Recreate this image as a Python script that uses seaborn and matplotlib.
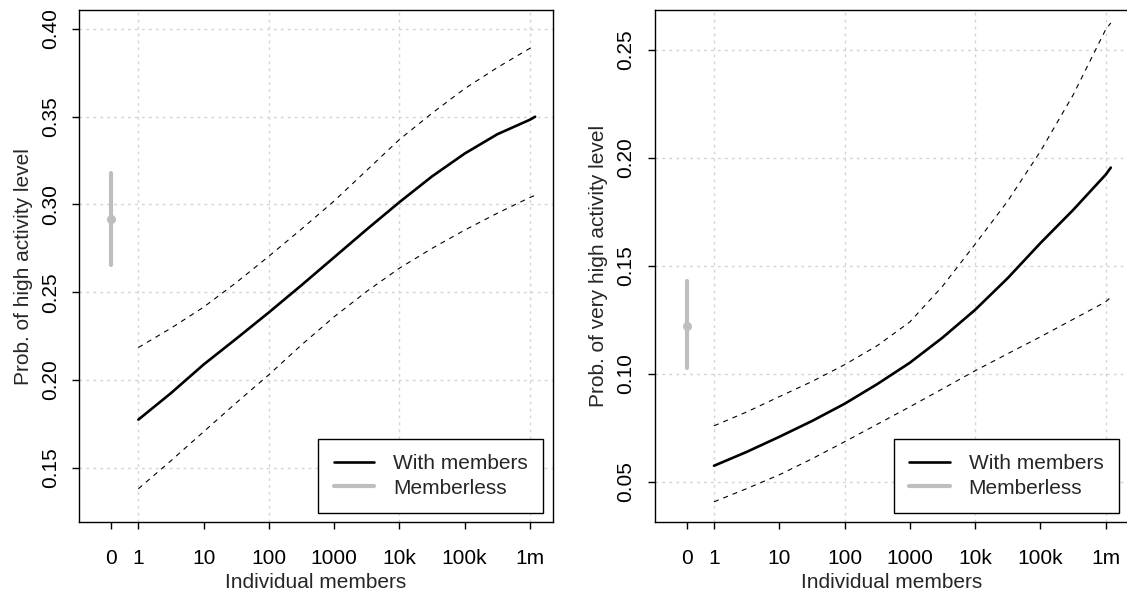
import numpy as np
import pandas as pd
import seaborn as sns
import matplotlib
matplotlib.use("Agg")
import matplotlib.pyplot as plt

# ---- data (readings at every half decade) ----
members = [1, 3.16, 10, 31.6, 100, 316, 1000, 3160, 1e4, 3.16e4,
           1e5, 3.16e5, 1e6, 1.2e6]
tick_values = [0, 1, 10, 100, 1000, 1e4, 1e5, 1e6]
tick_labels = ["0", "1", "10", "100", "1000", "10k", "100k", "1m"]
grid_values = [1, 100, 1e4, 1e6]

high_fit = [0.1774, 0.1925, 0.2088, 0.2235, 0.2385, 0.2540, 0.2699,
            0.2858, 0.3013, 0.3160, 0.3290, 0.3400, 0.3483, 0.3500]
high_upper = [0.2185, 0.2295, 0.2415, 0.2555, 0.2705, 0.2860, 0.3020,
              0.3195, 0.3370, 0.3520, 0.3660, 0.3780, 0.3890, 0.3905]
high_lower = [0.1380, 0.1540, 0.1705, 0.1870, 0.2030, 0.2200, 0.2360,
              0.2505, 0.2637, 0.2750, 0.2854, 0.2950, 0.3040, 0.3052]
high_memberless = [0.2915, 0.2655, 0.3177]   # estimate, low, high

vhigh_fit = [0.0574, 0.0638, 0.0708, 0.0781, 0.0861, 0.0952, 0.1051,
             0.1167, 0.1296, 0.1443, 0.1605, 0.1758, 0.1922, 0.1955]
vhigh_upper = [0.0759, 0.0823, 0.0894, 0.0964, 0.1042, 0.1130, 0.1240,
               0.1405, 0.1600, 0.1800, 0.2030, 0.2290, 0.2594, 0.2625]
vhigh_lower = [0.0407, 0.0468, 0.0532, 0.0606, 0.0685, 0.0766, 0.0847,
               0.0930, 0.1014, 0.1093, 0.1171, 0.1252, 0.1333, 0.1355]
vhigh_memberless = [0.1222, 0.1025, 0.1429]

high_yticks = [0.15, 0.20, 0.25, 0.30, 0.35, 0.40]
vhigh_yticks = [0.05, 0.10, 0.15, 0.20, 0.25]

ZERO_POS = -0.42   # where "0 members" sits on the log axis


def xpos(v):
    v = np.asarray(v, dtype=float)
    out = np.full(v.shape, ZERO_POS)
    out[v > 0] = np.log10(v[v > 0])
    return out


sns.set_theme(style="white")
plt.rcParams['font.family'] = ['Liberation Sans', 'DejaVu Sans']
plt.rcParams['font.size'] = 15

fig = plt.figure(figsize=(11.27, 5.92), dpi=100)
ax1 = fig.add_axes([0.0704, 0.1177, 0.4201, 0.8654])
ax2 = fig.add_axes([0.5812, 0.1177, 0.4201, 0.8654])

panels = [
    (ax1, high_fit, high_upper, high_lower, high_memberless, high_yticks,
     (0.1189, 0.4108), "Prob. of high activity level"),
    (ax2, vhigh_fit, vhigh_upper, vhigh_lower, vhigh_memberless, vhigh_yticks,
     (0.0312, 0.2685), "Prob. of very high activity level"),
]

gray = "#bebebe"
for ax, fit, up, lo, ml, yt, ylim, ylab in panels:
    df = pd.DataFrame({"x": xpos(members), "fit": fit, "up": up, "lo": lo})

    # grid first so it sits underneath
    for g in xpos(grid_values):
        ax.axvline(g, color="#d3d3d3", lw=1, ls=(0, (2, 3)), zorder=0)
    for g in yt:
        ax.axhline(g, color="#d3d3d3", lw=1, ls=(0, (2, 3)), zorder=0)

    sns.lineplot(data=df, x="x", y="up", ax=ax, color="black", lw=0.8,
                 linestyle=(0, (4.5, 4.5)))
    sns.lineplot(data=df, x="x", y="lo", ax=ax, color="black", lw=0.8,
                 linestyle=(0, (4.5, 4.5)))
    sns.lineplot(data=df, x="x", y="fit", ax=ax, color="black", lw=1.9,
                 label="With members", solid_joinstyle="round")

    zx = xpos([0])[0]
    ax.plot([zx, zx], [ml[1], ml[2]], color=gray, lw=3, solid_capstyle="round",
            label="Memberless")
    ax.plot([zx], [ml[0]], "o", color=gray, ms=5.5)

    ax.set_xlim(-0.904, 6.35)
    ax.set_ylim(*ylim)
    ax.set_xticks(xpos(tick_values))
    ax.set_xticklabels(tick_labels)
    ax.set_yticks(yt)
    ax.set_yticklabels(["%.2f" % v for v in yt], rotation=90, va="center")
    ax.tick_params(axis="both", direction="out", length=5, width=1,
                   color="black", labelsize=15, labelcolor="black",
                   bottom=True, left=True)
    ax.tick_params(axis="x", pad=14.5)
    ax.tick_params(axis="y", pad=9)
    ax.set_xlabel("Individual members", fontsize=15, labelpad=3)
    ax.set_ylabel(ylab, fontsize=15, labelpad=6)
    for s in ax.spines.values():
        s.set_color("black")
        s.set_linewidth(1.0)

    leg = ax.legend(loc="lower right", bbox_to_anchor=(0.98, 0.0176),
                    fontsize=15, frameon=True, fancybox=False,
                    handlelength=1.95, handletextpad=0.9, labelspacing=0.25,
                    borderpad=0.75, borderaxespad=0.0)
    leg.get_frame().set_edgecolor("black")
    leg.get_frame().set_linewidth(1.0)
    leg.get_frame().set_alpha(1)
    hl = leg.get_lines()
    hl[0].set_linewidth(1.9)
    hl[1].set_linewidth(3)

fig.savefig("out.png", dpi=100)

═══

— TASK DESCRIPTION —
Lines containing the word "seaborn" must all be returned from the material above.

— EXERCISE ANSWER —
Recreate this image as a Python script that uses seaborn and matplotlib.
import seaborn as sns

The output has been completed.